Functional Test Refactoring: Introduction
A quick, reliable, and efficient way to improve the test design of your automated test scripts
Automated Test scripts shall be treated as production code, as David Thomas and Andy Hunt wrote in the classic “The Pragmatic Programmer” book.
Automated test scripts are often poorly designed, inefficient, hard to understand and maintain, i.e., the same issues we found in code. With coding, there is Code Refactoring, a process to enhance existing code without changing its external behavior.
My interest in web test automation started in 2005, at that time, I was a lead Java programmer. I performed code refactoring and developed (and maintained) automated UI tests daily. I gradually realized that, just like code refactoring for code, there are the same needs for automated functional (UI) tests.
I came up with a process, a set of refactorings, and a tool for enhancing the quality of automated functional test scripts. I named it “Functional Test Refactoring” (~2007).
Some manual tester may wonder: will functional test refactoring be too technical for me? The answer is NO. In fact, every test refactoring is easy to understand and apply, each team member (including business analysts) of a software team can perform functional test refactorings.

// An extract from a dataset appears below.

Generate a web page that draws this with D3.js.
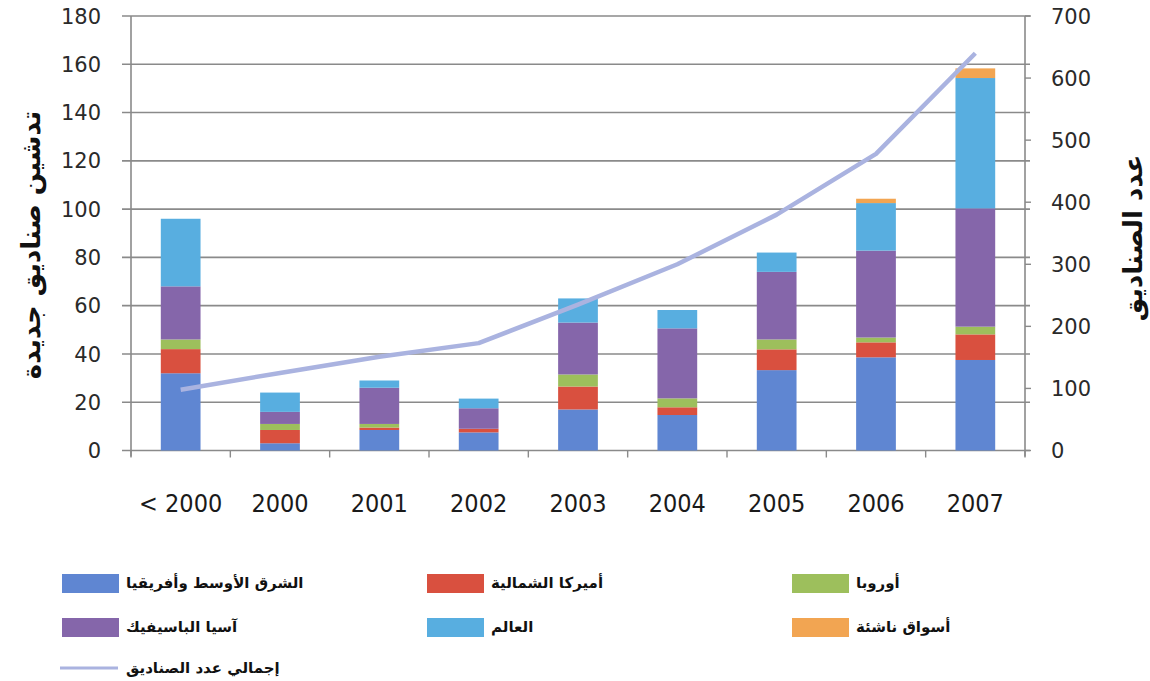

Functional Test Refactoring
Functional Test Refactoring is a step by step process to refine test scripts to be
- easy to read
- easy to maintain
Automated test engineers may use recorders to assist in creating automated test steps (however, I don’t recommend, I have always been doing it manually for choosing a better locator, with extremely high efficiency. See my article: ‘Why I created a Selenium Recorder but rarely used it myself?’), but shall perform refactorings immediately. Otherwise, leading to tech debts.